Given that in this embodiment, silicon nitride layer 20 is left in place, a silicidation can then be performed and a metal silicide (not shown) forms in a self-aligned manner on polysilicon regions 23 and 43. This enables a reduction in the contact resistances and constitutes a further advantage of this embodiment.

Then, as previously, a silicon oxide layer 48 through which openings will be bored and contacts to regions 23 and 43 and buried layer 4 will be made is formed. It can be seen that this method enables obtaining a miniaturized NPN-type bipolar transistor. In particular it will be noted that the emitter, that results from a lateral diffusion can have a width smaller than the minimum possible dimension of an aperture in a mask.

The present invention is likely to have various alternatives and modifications which will occur to those skilled in the art.

As an example only, a structure having the following features can be implemented:

height of island 1: 0.5 .mu.m, width of island 1: 0.4 .mu.m, depth of regions 23 and 43: 0.1 and 0.2 .mu.m, width of regions 23 and 43: 0.25 .mu.m, thickness of oxide 28, 48: 0.5 .mu.m.

Further, insulating regions 5, and 28, 48 have been indicated as being silicon oxide.
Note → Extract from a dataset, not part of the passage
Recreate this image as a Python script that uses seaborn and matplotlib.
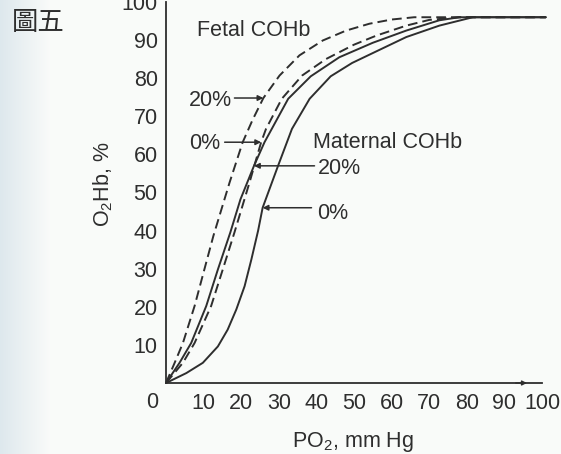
import numpy as np
import pandas as pd
import matplotlib
matplotlib.use("Agg")
import matplotlib.pyplot as plt
import seaborn as sns

# Oxyhaemoglobin dissociation curves (PO2 in mm Hg, O2Hb in %)
fetal20_po2 = [0, 2.3, 4.5, 7.6, 10.2, 12.6, 16.9, 20.4, 23.0, 25.9, 30.2, 35.5, 41.7, 47.9, 54.1, 60.0, 66.0, 101]
fetal20_o2 = [0, 5.3, 10.5, 20.2, 29.8, 38.6, 52.6, 63.2, 69.0, 74.8, 80.7, 86.0, 89.9, 92.5, 94.3, 95.4, 96.0, 96.0]

fetal0_po2 = [0, 4.5, 7.6, 12.0, 15.1, 18.2, 22.2, 25.3, 26.6, 30.8, 36.2, 42.5, 50.0, 56.0, 63.9, 70.0, 78.0, 101]
fetal0_o2 = [0, 5.3, 10.5, 20.2, 29.8, 39.5, 52.6, 63.2, 66.7, 74.6, 80.7, 85.0, 88.8, 91.2, 93.8, 95.3, 96.0, 96.0]

mat20_po2 = [0, 3.6, 6.7, 10.7, 13.8, 17.1, 19.8, 23.4, 26.2, 32.5, 38.5, 46.1, 55.0, 63.9, 72.7, 78.0, 101]
mat20_o2 = [0, 5.3, 10.5, 20.2, 29.8, 39.5, 48.2, 57.0, 63.2, 74.6, 80.5, 85.5, 89.3, 92.5, 95.2, 96.0, 96.0]

mat0_po2 = [0, 5.4, 9.8, 13.8, 16.4, 18.7, 20.9, 22.7, 24.5, 25.7, 29.8, 33.5, 38.2, 43.8, 49.5, 55.0, 63.9, 72.7, 81.6, 101]
mat0_o2 = [0, 2.6, 5.3, 9.6, 14.0, 19.3, 25.4, 32.4, 40.0, 46.0, 57.0, 66.7, 74.6, 80.5, 84.0, 86.6, 90.8, 93.8, 96.0, 96.0]

curve_names = ["fetal 20%", "fetal 0%", "maternal 20%", "maternal 0%"]
x_ticks = [0, 10, 20, 30, 40, 50, 60, 70, 80, 90, 100]
x_tick_labels = ["", "10", "20", "30", "40", "50", "60", "70", "80", "90", "100"]
y_ticks = [0, 10, 20, 30, 40, 50, 60, 70, 80, 90, 100]
y_tick_labels = ["", "10", "20", "30", "40", "50", "60", "70", "80", "90", "100"]
arterial_po2 = 96

frames = []
for name, xs, ys in zip(curve_names,
                        [fetal20_po2, fetal0_po2, mat20_po2, mat0_po2],
                        [fetal20_o2, fetal0_o2, mat20_o2, mat0_o2]):
    frames.append(pd.DataFrame({"po2": xs, "o2hb": ys, "curve": name}))
df = pd.concat(frames, ignore_index=True)

sns.set_theme(style="white")
plt.rcParams["font.family"] = ["Liberation Sans", "DejaVu Sans"]
ink = "#2e2e2e"
plt.rcParams["text.color"] = ink
plt.rcParams["axes.labelcolor"] = ink
plt.rcParams["xtick.color"] = ink
plt.rcParams["ytick.color"] = ink
plt.rcParams["mathtext.default"] = "regular"
fs = 15.5

fig = plt.figure(figsize=(5.61, 4.54), dpi=100)
fig.patch.set_facecolor("#fafbf9")

# paper tone: slightly bluish along the left margin
bg = fig.add_axes([0, 0, 1, 1], zorder=-10)
grad = np.linspace(0, 1, 561)
tone = np.clip(grad / 0.09, 0, 1)
left_col = np.array([0.87, 0.91, 0.93])
right_col = np.array([0.98, 0.985, 0.978])
img = left_col[None, :] * (1 - tone[:, None]) + right_col[None, :] * tone[:, None]
bg.imshow(img[None, :, :], aspect="auto", extent=[0, 1, 0, 1])
bg.axis("off")

ax = fig.add_axes([166 / 561, 71 / 454, 376 / 561, 381 / 454])
ax.set_facecolor("none")

sns.lineplot(data=df, x="po2", y="o2hb", hue="curve", style="curve",
             palette={n: ink for n in curve_names},
             dashes={"fetal 20%": (5, 2.6), "fetal 0%": (5, 2.6),
                     "maternal 20%": "", "maternal 0%": ""},
             estimator=None, sort=False, legend=False, lw=1.4, ax=ax,
             clip_on=False)

ax.set_xlim(0, 100)
ax.set_ylim(0, 100)
ax.set_xlabel("")
ax.set_ylabel("")
for s in ["top", "right"]:
    ax.spines[s].set_visible(False)
for s in ["left", "bottom"]:
    ax.spines[s].set_color(ink)
    ax.spines[s].set_linewidth(1.3)

ax.set_xticks(x_ticks)
ax.set_xticklabels(x_tick_labels)
ax.set_yticks(y_ticks)
ax.set_yticklabels(y_tick_labels)
ax.tick_params(axis="x", direction="inout", length=8, width=1.2, labelsize=fs, pad=3)
ax.tick_params(axis="y", direction="inout", length=10, width=1.2, labelsize=fs, pad=1)
ax.text(-3.7, -5.2, "0", fontsize=fs, ha="center", va="center", color=ink, clip_on=False)

fig.text(353 / 561, 1 - 447 / 454, r"PO$_2$, mm Hg", fontsize=fs, ha="center", va="baseline")
fig.text(103 / 561, 1 - 184 / 454, r"O$_2$Hb, %", fontsize=fs, ha="center", va="center", rotation=90)

# arterial PO2 marker on the axis
ax.annotate("", xy=(arterial_po2, 0), xytext=(arterial_po2 - 3, 0),
            arrowprops=dict(arrowstyle="-|>", color=ink, lw=1.0, mutation_scale=7,
                            shrinkA=0, shrinkB=0), annotation_clip=False)

arrow_kw = dict(arrowstyle="-|>", color=ink, lw=1.1, mutation_scale=8, shrinkA=0, shrinkB=0)

ax.text(23.2, 92.5, "Fetal COHb", fontsize=fs, ha="center", va="center")
ax.text(17.5, 74.2, "20%", fontsize=fs, ha="right", va="center")
ax.annotate("", xy=(fetal20_po2[9], fetal20_o2[9]), xytext=(18.2, fetal20_o2[9]), arrowprops=arrow_kw)
ax.text(14.3, 62.8, "0%", fontsize=fs, ha="right", va="center")
ax.annotate("", xy=(fetal0_po2[7], fetal0_o2[7]), xytext=(15.6, fetal0_o2[7]), arrowprops=arrow_kw)

ax.text(39.0, 63.0, "Maternal COHb", fontsize=fs, ha="left", va="center")
ax.text(40.3, 56.2, "20%", fontsize=fs, ha="left", va="center")
ax.annotate("", xy=(mat20_po2[7], mat20_o2[7]), xytext=(39.5, mat20_o2[7]), arrowprops=arrow_kw)
ax.text(40.3, 44.6, "0%", fontsize=fs, ha="left", va="center")
ax.annotate("", xy=(mat0_po2[9], mat0_o2[9]), xytext=(38.7, mat0_o2[9]), arrowprops=arrow_kw)

fig.text(12 / 561, 1 - 23 / 454, "圖五", fontsize=19, ha="left", va="center",
         family=["Noto Sans CJK TC", "DejaVu Sans"], color=ink)

fig.savefig("out.png", dpi=100, facecolor=fig.get_facecolor())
Any other material or combination of materials having the same functions, that is, being insulating and selectively etchable with respect to silicon, could be used.

FIG. 7 shows an example of a top view in which the limits of masks from which several regions of the transistor of FIG. 6 are defined have been shown. The contour of island 1 is designated by reference 1. The masks meant to open the hollowed portions in which base and emitter polysilicon regions 23 and 43 respectively will be placed are arranged on two opposite corners of island 1. According to the assumptions taken in the case of FIG. 2, the following minimum dimensions can be obtained:

surface area of island 1: 0.40.times.0.40 .mu.m=0.16 .mu.m.sup.2, emitter perimeter: 2.times.0.25=0.50 .mu.m.
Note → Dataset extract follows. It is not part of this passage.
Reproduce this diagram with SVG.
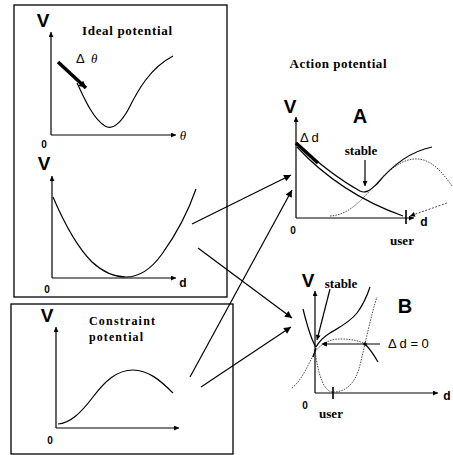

The active surface of the emitter above the collector then is null.

Of course, the present invention is likely to have various alterations, modifications, and improvements which will readily occur to those skilled in the art. In particular, the various materials used can be replaced with materials assuming the same functions (doping, electric characteristics, etching selectivity . . . ).

Especially, for the filling materials of hollowed portions 22 and 41, instead of merely using heavily-doped polysilicon, layers of polysilicon of different levels of doping, or materials or the SiGe-Type 49 and polysilicon can be successively deposited.

Such alterations, modifications, and improvements are intended to be part of this disclosure, and are intended to be within the spirit and the scope of the present invention. Accordingly, the foregoing description is by way of example only and is not intended to be limiting. The present invention is limited only as defined in the following claims and the equivalents thereto.

Claims

1. A bipolar transistor formed in a portion of a semiconductor substrate of a first conductivity type, said bipolar transistor comprising:

an island having a second conductivity type and corresponding to a collector of said transistor, a first region of first conductivity type formed in at least a first portion of an upper surface of said island and corresponding to a base of said transistor; and

an insulating well surrounding said island;

wherein a first portion of an upper internal periphery of the insulating well is hollowed and filled with polysilicon having the first conductivity type to form a base contacting region, and a second portion of the upper internal periphery of the insulating well is hollowed and filled with polysilicon having the second conductivity type to form an emitter contact region.

2. The bipolar transistor of claim 1, wherein a layer of an SiGe-type material is formed at an interface between the island and the polysilicon having the second conductivity type.

3. The bipolar transistor of claim 1, further comprising a second region of second conductivity type formed in the first region of first conductivity type formed on the upper surface of said island and corresponding to an emitter of said transistor.

4. A bipolar transistor, comprising:

a semiconductor substrate having a first conductivity type;

an island having a second conductivity type and corresponding to a collector of said bipolar transistor formed on said semiconductor substrate;

an insulating well surrounding said island;

a first region of the first conductivity type formed in at least a first portion of an upper surface of said island and corresponding to a base of said transistor;

a second region of the second conductivity type formed in the first region of first conductivity type and corresponding to an emitter of said transistor;

a first polysilicon region formed in a first removed portion of insulating material surrounding said island, said first polysilicon region contacting said base region of said transistor; and

a second polysilicon region formed in a second removed portion of the insulating material surrounding said island, said second polysilicon region contacting said emitter region of said transistor.

5. The transistor of claim 4, wherein the second region of second conductivity type is formed on the upper surface of the island.

6. The transistor of claim 4, wherein the island is formed on a localized region of second conductivity type formed on said semiconductor substrate.

7. The transistor of claim 4, wherein said first removed portion extends only partially around a circumference of said island.

8. The transistor of claim 4, wherein said second removed portion extends only partially around a circumference of said island.

9. The transistor of claim 4, wherein first removed portion extends only partially around a circumference of said island, said second removed portion extends only partially around a circumference of said island, and wherein said first polysilicon region and said second polysilicon region are isolated from each other by at least one of said island and said insulating material.

10. The transistor of claim 9, wherein said first polysilicon region and said second polysilicon region are isolated from each other by both said island and said insulating material.

11. The transistor of claim 4, wherein second region of second conductivity type is formed by thermal diffusion of the second conductivity type from the polysilicon of second conductivity type.